◆ **AVAILABLE DATA**
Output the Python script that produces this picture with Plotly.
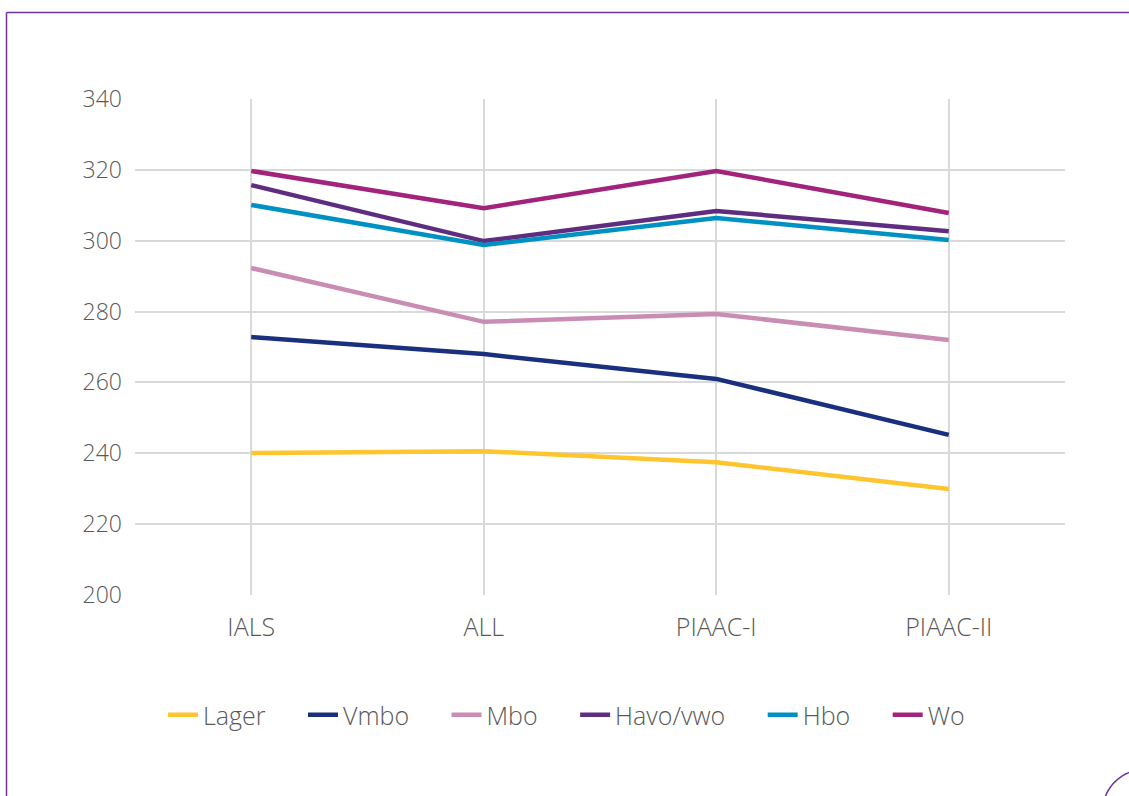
import plotly.graph_objects as go
import math

categories = ["IALS", "ALL", "PIAAC-I", "PIAAC-II"]
lager = [240.1, 240.6, 237.5, 229.9]
vmbo = [272.8, 268.0, 261.0, 245.2]
mbo = [292.3, 277.1, 279.3, 272.0]
havo_vwo = [315.7, 299.9, 308.4, 302.7]
hbo = [310.1, 298.8, 306.4, 300.2]
wo = [319.7, 309.2, 319.7, 307.8]

series = [
    ("Lager", lager, "#FFC52F"),
    ("Vmbo", vmbo, "#1A2F7D"),
    ("Mbo", mbo, "#C98CB2"),
    ("Havo/vwo", havo_vwo, "#5F2D7F"),
    ("Hbo", hbo, "#0091C3"),
    ("Wo", wo, "#A1237B"),
]

W, H = 1129, 796
L, R, T, B = 135, 1065, 99, 595

fig = go.Figure()
pad = "\u00a0" * 5
for name, vals, col in series:
    fig.add_trace(go.Scatter(x=categories, y=vals, name=name + pad, mode="lines",
                             line=dict(color=col, width=4.5)))

def px(x):
    return (x - L) / (R - L)

def py(y):
    return (B - y) / (B - T)

border = "#7030A0"
shapes = []
shapes.append(dict(type="line", xref="paper", yref="paper",
                   x0=px(6.5), y0=py(12.5), x1=px(6.5), y1=py(800),
                   line=dict(color=border, width=1.5)))
shapes.append(dict(type="line", xref="paper", yref="paper",
                   x0=px(6.5), y0=py(12.5), x1=px(1135), y1=py(12.5),
                   line=dict(color=border, width=1.5)))
cx, cy, rad = 1145, 812, 42.6
pts = []
for i in range(0, 41):
    a = math.radians(180 + 90 * i / 40)
    pts.append((cx + rad * math.cos(a), cy + rad * math.sin(a)))
path = "M " + " L ".join(f"{px(x):.5f},{py(y):.5f}" for x, y in pts)
shapes.append(dict(type="path", xref="paper", yref="paper", path=path,
                   line=dict(color=border, width=1.5)))

tf = dict(family="Open Sans, sans-serif", size=23, color="#595959", weight=300)
tf_wide = dict(tf, size=25)
fig.update_layout(
    width=W, height=H,
    margin=dict(l=L, r=W - R, t=T, b=H - B, autoexpand=False),
    paper_bgcolor="white", plot_bgcolor="white",
    font=tf,
    showlegend=True,
    legend=dict(orientation="h", x=px(163), xanchor="left", y=py(715), yanchor="middle",
                font=tf_wide, itemwidth=30, traceorder="normal"),
    shapes=shapes,
    xaxis=dict(type="category", range=[-0.5, 3.5], showgrid=True, gridcolor="#D9D9D9",
               gridwidth=1.5, showline=False, zeroline=False, ticks="",
               ticklabelstandoff=15, tickfont=tf_wide),
    yaxis=dict(range=[200, 340], tickvals=[200, 220, 240, 260, 280, 300, 320, 340],
               showgrid=True, gridcolor="#D9D9D9", gridwidth=1.5, zeroline=False,
               showline=False, ticks="", ticklabelstandoff=12, tickfont=tf),
)

fig.write_html("out.html", post_script="document.body.style.margin='0';",
               config={"displayModeBar": False})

◆ **THE REQUEST**
Your task is to repeat the data above exactly while excluding the pictures.

◆ **FULL ANSWER**
Output the Python script that produces this picture with Plotly.
import plotly.graph_objects as go
import math

categories = ["IALS", "ALL", "PIAAC-I", "PIAAC-II"]
lager = [240.1, 240.6, 237.5, 229.9]
vmbo = [272.8, 268.0, 261.0, 245.2]
mbo = [292.3, 277.1, 279.3, 272.0]
havo_vwo = [315.7, 299.9, 308.4, 302.7]
hbo = [310.1, 298.8, 306.4, 300.2]
wo = [319.7, 309.2, 319.7, 307.8]

series = [
    ("Lager", lager, "#FFC52F"),
    ("Vmbo", vmbo, "#1A2F7D"),
    ("Mbo", mbo, "#C98CB2"),
    ("Havo/vwo", havo_vwo, "#5F2D7F"),
    ("Hbo", hbo, "#0091C3"),
    ("Wo", wo, "#A1237B"),
]

W, H = 1129, 796
L, R, T, B = 135, 1065, 99, 595

fig = go.Figure()
pad = "\u00a0" * 5
for name, vals, col in series:
    fig.add_trace(go.Scatter(x=categories, y=vals, name=name + pad, mode="lines",
                             line=dict(color=col, width=4.5)))

def px(x):
    return (x - L) / (R - L)

def py(y):
    return (B - y) / (B - T)

border = "#7030A0"
shapes = []
shapes.append(dict(type="line", xref="paper", yref="paper",
                   x0=px(6.5), y0=py(12.5), x1=px(6.5), y1=py(800),
                   line=dict(color=border, width=1.5)))
shapes.append(dict(type="line", xref="paper", yref="paper",
                   x0=px(6.5), y0=py(12.5), x1=px(1135), y1=py(12.5),
                   line=dict(color=border, width=1.5)))
cx, cy, rad = 1145, 812, 42.6
pts = []
for i in range(0, 41):
    a = math.radians(180 + 90 * i / 40)
    pts.append((cx + rad * math.cos(a), cy + rad * math.sin(a)))
path = "M " + " L ".join(f"{px(x):.5f},{py(y):.5f}" for x, y in pts)
shapes.append(dict(type="path", xref="paper", yref="paper", path=path,
                   line=dict(color=border, width=1.5)))

tf = dict(family="Open Sans, sans-serif", size=23, color="#595959", weight=300)
tf_wide = dict(tf, size=25)
fig.update_layout(
    width=W, height=H,
    margin=dict(l=L, r=W - R, t=T, b=H - B, autoexpand=False),
    paper_bgcolor="white", plot_bgcolor="white",
    font=tf,
    showlegend=True,
    legend=dict(orientation="h", x=px(163), xanchor="left", y=py(715), yanchor="middle",
                font=tf_wide, itemwidth=30, traceorder="normal"),
    shapes=shapes,
    xaxis=dict(type="category", range=[-0.5, 3.5], showgrid=True, gridcolor="#D9D9D9",
               gridwidth=1.5, showline=False, zeroline=False, ticks="",
               ticklabelstandoff=15, tickfont=tf_wide),
    yaxis=dict(range=[200, 340], tickvals=[200, 220, 240, 260, 280, 300, 320, 340],
               showgrid=True, gridcolor="#D9D9D9", gridwidth=1.5, zeroline=False,
               showline=False, ticks="", ticklabelstandoff=12, tickfont=tf),
)

fig.write_html("out.html", post_script="document.body.style.margin='0';",
               config={"displayModeBar": False})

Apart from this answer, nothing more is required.